How accurate the insights offered by psychics really are is a subject of dispute. Rinchich, noting that many police officers are skeptical, said that he could not discount the possibility of "a spiritual element that we can’t identify."
But Joe Nickell, a former stage magician and private investigator who has written extensively about extrasensory abilities in order to debunk them, said there was no scientific proof for the validity of psychic powers. Instead, he said, a psychic’s supposed success in solving a crime is often a result of people "retrofitting" the psychic’s clues to fit the facts afterward.
In one case, Nickell noted, in 1983, a psychic named Greta Alexander offered the police in Alton, Ill., a series of clues to solving the murder of 28-year-old Mary Cousett, among them that her body would be found near a church. After the skeletal remains were found, Alexander received credit, even though many of her clues, including the proximity of the church, were incorrect.

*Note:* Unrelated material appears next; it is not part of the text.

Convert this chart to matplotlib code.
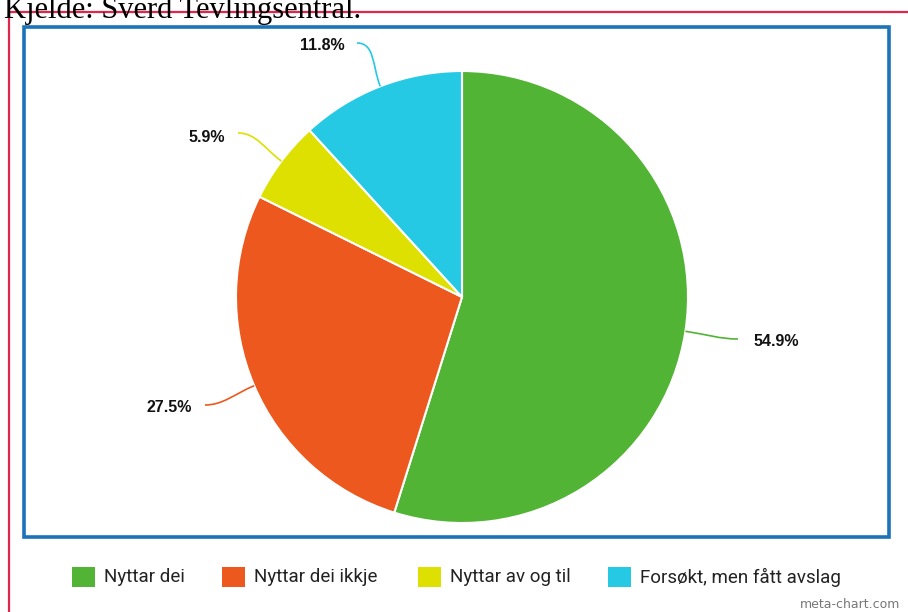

A psychic’s hunches sometimes set off searches that waste valuable time and resources, as in the Texas case, Nickell said. In 1968, he said, the police in Nutley, N.J., spent hours digging up a drainage ditch after a psychic, Dorothy Allison, claimed that a missing boy was buried there.
In Texas, the Liberty County Sheriff’s Office said in a statement on Wednesday that it was still trying to identify the woman who called in the anonymous tip, claiming that she was psychic and that up to 30 bodies, including those of children, were buried on the property in Hardin. When officers investigated, they found blood on a fence and smelled what they thought might be rotting bodies, the statement said. But after a search warrant was obtained, there were far less gruesome explanations for both — the odor was apparently from rotting meat.
Judge Craig McNair of Liberty County said that he was skeptical about psychics, but that the sheriff’s department was obliged to investigate the tip and to search further once the blood and the bag were found.
"You have to be careful in this day and age," he said. "Terrible things happen."